Sono d’accordo che bisogna ripartire dalla ricerca della verità, attraverso un’indagine rigorosa. E al proposito mi piace citare la recente iniziativa promossa dalla sezione toscana dell’Ucsi (Unione cattolica della stampa italiana), sabato 10 maggio, a Barbiana, per una giornata di riflessione sulla proposta di don Lorenzo Milani a proposito di «Scrivere bene, scrivere per tutti». Tra le tante intuizioni che don Milani ebbe nell’ambito dell’esperienza della Scuola di Barbiana, un posto particolare lo ebbe propria la sua attenzione alla lingua italiana e al buon uso della parola. Possedere la parola significava, a suo giudizio, conquistare l’autonomia intellettuale e quindi la libertà dalla schiavitù dell’ignoranza. La «Lettera a una professoressa» può essere in questo senso anche un manuale di giornalismo quando, ad esempio, suggerisce di «eliminare ogni parola che non serve» e «ogni parola che non usiamo parlando». Ma a parte questo, il gruppo dei giornalisti toscani ha avuto la possibilità di approfondire la figura di don Milani a partire dal suo essere prete e dall’amore per la Chiesa.

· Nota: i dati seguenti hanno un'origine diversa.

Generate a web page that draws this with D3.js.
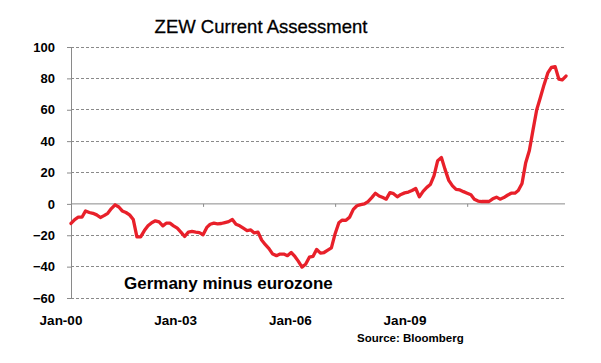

La vicenda di «Esperienze pastorali» sembra aver fatto soffrire don Milani non tanto per la limitazione alla diffusione, alla ristampa e alla traduzione del libro, quanto per l’idea che se ne poteva ricavare di un autore, un prete, ai margini della Chiesa se non addirittura al di fuori.
Anche da questi pochi elementi si capisce quanto ancora ci sia da fare per capire e far capire appieno la figura e la portata profetica di don Lorenzo Milani. Il contributo fondamentale sta però arrivando dalla forza e dall’autorevolezza di Papa Francesco, al quale sicuramente si deve il passo in favore di «Esperienze pastorali». Ma non solo: sabato 10 maggio, durante la festa della scuola in Piazza San Pietro, ha voluto ricordare esplicitamente il priore di Barbiana definendolo un grande educatore («Ma se uno ha imparato a imparare, questo gli rimane per sempre», come insegnava «un grande educatore italiano, che era un prete: don Lorenzo Milani»).